On the YouTube video, the young, attractive commencement speaker is exhorting his student audience to follow their heart as they choose their life’s path. “Passion for me was the key,” he tells them. “To find one’s passion is not a luxury, but an utter necessity.”
The occasion was the graduation ceremonies at Jacobs University, in Bremen, Germany, last June. The speaker was Alexander Shelley, the highly acclaimed young British conductor. And in a couple of years, Shelley’s passion will take him to our nation’s capital, as it was announced this week that he will take over from Pinchas Zukerman as the music director of the National Arts Centre Orchestra starting in 2015.
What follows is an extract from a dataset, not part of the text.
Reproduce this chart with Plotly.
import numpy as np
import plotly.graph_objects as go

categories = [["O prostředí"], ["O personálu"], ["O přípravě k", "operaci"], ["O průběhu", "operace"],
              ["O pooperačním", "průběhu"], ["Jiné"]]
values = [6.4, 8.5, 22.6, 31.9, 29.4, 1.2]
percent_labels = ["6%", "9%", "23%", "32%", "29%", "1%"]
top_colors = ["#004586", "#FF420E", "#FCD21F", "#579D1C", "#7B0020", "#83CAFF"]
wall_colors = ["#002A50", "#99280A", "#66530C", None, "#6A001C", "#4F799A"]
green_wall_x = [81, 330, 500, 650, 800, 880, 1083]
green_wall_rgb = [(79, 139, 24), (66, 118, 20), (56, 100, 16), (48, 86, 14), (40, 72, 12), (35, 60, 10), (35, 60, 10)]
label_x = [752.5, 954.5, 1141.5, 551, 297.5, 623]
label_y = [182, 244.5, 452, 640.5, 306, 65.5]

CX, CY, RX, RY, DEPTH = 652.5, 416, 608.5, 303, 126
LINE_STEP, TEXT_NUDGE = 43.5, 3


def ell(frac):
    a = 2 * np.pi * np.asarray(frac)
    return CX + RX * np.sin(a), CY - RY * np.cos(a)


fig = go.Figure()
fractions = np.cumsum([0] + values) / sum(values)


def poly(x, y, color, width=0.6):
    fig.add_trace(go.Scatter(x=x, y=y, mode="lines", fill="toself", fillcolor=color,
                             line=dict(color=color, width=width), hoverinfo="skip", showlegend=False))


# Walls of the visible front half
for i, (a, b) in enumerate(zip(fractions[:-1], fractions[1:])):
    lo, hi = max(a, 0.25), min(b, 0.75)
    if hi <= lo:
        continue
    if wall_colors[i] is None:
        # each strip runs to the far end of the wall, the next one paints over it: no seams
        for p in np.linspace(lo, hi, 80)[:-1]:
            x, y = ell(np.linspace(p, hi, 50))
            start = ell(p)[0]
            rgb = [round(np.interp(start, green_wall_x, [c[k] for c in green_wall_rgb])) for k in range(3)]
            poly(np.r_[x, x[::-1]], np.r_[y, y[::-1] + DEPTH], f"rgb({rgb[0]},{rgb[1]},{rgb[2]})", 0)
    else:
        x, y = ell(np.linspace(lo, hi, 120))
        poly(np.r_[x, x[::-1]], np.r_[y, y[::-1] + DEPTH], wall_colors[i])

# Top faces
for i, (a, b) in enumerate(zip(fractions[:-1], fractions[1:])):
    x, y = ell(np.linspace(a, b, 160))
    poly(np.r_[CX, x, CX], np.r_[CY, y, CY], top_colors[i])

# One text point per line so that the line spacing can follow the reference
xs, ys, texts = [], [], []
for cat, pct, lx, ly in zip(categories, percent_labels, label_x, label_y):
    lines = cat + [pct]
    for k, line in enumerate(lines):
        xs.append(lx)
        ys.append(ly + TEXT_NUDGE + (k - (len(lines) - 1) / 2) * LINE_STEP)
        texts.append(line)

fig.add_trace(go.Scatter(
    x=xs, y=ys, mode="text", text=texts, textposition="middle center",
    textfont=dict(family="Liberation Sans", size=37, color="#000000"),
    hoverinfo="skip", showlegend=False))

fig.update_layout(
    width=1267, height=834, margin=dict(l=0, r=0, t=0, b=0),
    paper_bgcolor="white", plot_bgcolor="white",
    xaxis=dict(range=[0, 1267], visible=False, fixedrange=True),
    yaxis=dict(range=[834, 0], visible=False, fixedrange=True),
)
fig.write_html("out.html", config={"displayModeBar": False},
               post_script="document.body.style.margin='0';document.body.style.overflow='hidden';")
At 34, Shelley is one of a growing generation of younger conductors worldwide (which includes Canada’s own Yannick Nézet-Séguin) who are infusing the traditional world of classical music with new energy, optimism and power. Who understand the modern world with its unique opportunities for communication and engagement naturally and effortlessly. And who are convinced that, by being true to itself, the centuries-old world of classical music can take on modern relevance.
Alexander Shelley comes by his musical pedigree naturally. He is “from musical royalty,” says Paul Wells, a member of the NAC search committee (and political editor for Maclean’s magazine). Shelley’s father is Howard Shelley, famed British conductor and pianist. His mother, Hilary Macnamara, is also a concert pianist. He grew up, as he told the students in Bremen, “in a house with five grand pianos.” But it took Shelley a few years to realize that his true calling was as a conductor, not as the cellist he had started to become. He switched disciplines, won the Leeds Conductors Competition in 2005, and launched a career which has taken him to many orchestras around the world, including the Nuremberg Symphony in Bavaria, where he is the current principal conductor.
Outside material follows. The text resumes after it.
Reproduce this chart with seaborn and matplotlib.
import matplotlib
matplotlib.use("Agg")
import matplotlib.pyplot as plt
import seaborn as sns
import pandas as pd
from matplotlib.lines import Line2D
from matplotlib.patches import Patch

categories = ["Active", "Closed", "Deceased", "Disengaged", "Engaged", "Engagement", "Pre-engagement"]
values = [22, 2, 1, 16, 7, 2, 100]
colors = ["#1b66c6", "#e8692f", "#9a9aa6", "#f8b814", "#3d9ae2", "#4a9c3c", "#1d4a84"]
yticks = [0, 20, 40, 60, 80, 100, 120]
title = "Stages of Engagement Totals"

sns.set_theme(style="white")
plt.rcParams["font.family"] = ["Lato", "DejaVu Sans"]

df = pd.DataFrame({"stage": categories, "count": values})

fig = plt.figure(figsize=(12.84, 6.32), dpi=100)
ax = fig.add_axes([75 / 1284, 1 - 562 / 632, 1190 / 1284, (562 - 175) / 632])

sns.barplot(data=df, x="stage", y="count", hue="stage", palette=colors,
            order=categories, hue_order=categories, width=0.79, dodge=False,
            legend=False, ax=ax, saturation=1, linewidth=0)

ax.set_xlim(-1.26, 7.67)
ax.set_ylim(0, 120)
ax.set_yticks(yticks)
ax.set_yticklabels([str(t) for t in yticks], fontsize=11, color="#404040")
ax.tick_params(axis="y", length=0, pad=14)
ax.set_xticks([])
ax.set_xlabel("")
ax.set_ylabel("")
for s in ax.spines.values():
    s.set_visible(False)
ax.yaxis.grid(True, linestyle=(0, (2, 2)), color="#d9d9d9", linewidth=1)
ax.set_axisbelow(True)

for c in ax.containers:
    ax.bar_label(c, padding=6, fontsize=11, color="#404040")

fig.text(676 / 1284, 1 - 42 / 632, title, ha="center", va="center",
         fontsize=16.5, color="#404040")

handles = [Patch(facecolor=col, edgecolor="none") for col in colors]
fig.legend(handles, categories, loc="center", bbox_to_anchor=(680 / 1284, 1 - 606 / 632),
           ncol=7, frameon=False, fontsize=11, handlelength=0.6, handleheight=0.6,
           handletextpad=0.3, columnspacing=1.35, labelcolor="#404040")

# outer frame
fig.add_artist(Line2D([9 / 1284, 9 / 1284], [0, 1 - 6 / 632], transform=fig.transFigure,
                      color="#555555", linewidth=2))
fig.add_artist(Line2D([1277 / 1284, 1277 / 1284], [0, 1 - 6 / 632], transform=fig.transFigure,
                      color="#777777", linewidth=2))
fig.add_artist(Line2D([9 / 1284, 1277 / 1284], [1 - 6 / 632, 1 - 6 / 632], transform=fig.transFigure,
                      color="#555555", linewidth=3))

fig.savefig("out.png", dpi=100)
His travels as a guest conductor also led him to Ottawa, where he caught the eye of the NAC brass several years before they knew they were going to have to replace the acclaimed Pinchas Zukerman, who will have led the orchestra for 16 years when he hands over the reins to Shelley. “We routinely ask the orchestra members to formally evaluate guest conductors when they appear,” Wells said. “The responses to Shelley were through the roof.” When the search for Zukerman’s replacement became official 18 months ago, Shelley’s name was placed on a relatively long list. Eventually, Wells says, “We had a number of candidates who were willing to take over the orchestra. But Alexander was so enthusiastic about it. We finally decided to hire the guy who had his hand up.”
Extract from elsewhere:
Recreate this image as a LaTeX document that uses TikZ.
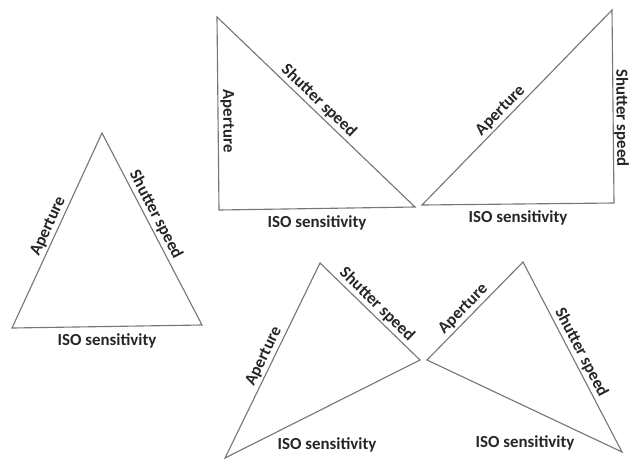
\documentclass[tikz,border=0pt]{standalone}
\usepackage{fontspec}
\setmainfont{Carlito}
\usepackage{tikz}
\usetikzlibrary{positioning, calc}

\definecolor{edgegray}{RGB}{118,118,118}
\definecolor{labelink}{RGB}{38,38,38}

\tikzset{
    side/.style={edgegray, line width=0.8pt, line join=miter},
    lbl/.style={labelink, font=\bfseries\fontsize{12}{14}\selectfont, inner sep=1.5pt},
}

\begin{document}
\begin{tikzpicture}[x=0.025cm, y=-0.025cm]
    \useasboundingbox (0,0) rectangle (629,462);

    % Left triangle
    \coordinate (t1l) at (12,328);
    \coordinate (t1t) at (102,133);
    \coordinate (t1r) at (202,325);
    \draw[side] (t1l) -- node[lbl, sloped, above, pos=0.5] (ap1) {Aperture} (t1t)
        -- node[lbl, sloped, above, pos=0.45] (sh1) {Shutter speed} (t1r)
        -- node[lbl, below=3pt, pos=0.5] (iso1) {ISO sensitivity} (t1l) -- cycle;

    % Top middle triangle
    \coordinate (t2b) at (219,210);
    \coordinate (t2t) at (217,17);
    \coordinate (t2r) at (415,207);
    \draw[side] (t2b) -- node[lbl, sloped, above, pos=0.46] (ap2) {Aperture} (t2t)
        -- node[lbl, sloped, above, pos=0.48] (sh2) {Shutter speed} (t2r)
        -- node[lbl, below=3pt, pos=0.5] (iso2) {ISO sensitivity} (t2b) -- cycle;

    % Top right triangle
    \coordinate (t3l) at (422,205);
    \coordinate (t3t) at (612,10);
    \coordinate (t3b) at (614,203);
    \draw[side] (t3l) -- node[lbl, sloped, above, pos=0.45] (ap3) {Aperture} (t3t)
        -- node[lbl, sloped, above, pos=0.56, inner sep=0.3pt] (sh3) {Shutter speed} (t3b)
        -- node[lbl, below=3pt, pos=0.5] (iso3) {ISO sensitivity} (t3l) -- cycle;

    % Bottom middle triangle
    \coordinate (t4l) at (225,458);
    \coordinate (t4t) at (320,263);
    \coordinate (t4r) at (420,360);
    \draw[side] (t4l) -- node[lbl, sloped, above, pos=0.5] (ap4) {Aperture} (t4t)
        -- node[lbl, sloped, above, pos=0.5] (sh4) {Shutter speed} (t4r) -- (t4l) -- cycle;
    \node[lbl] (iso4) at (327,445) {ISO sensitivity};

    % Bottom right triangle
    \coordinate (t5l) at (427,360);
    \coordinate (t5t) at (523,262);
    \coordinate (t5r) at (622,452);
    \draw[side] (t5l) -- node[lbl, sloped, above, pos=0.45] (ap5) {Aperture} (t5t)
        -- node[lbl, sloped, above, pos=0.5] (sh5) {Shutter speed} (t5r) -- (t5l) -- cycle;
    \node[lbl] (iso5) at (525,443) {ISO sensitivity};

\end{tikzpicture}
\end{document}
Speaking to Shelley, you can understand and feel his enthusiasm. It begins with his response to his new colleagues – if they felt a chemistry with him, he felt the same thing. And he’s excited that the National Arts Centre Orchestra is a national institution. “The NAC should be a forum for Canadian talent, a safe place where artists and composers can feel secure in creating new works and exploring new ideas,” he says.
He’d like to include a new commission on his first concert in 2015 and continue to support Canadian music, both new and old, throughout his tenure. In this respect, he matches with one of the criteria the NAC had set itself for its new music director, as Christopher Deacon, the orchestra’s general manager, notes. “We felt we needed to do more to engage a curiosity for the new, not just with the orchestra, but throughout the National Arts Centre as a whole. We were impressed with Alexander’s effortless engagement with new music.”
That engagement evidenced itself in Germany in several projects that Shelley introduced – a organization called 440Hz that presents music, new and old, with German stage and musical personalities in a move to attract more young people to classical music. He also leads the Deutsche Kammerphilharmonie Bremen, and is the artistic director of its outreach program which uses music as a tool for community engagement.
On paper, Shelley seems to present an ideal mix for the NAC. But there are always the harsh exigencies of the real world of classical music, 21st-century-style. Funding problems, aging audiences, a certain complacency in a world that has changed little in the last 80 years.
For Shelley, the solution to these problems lies in one path: recovering for classical music the excitement and power he feels it has as its natural birthright. “It’s a vital part of human civilization,” he tells me, “but it’s not part of everyday life. It’s there to engage us and to remind us of truths that we don’t normally encounter on a day-to-day basis. But that doesn’t mean we have to be stuck with performance practices that come out of the Victorian era. We literally have to think outside the box.”
Whether Shelley will be successful in his quest remains for the future to divulge. But it is certain he will be important for Ottawa. “Alexander’s going to make us develop new muscles,” Deacon says. “It will be good for all of us.”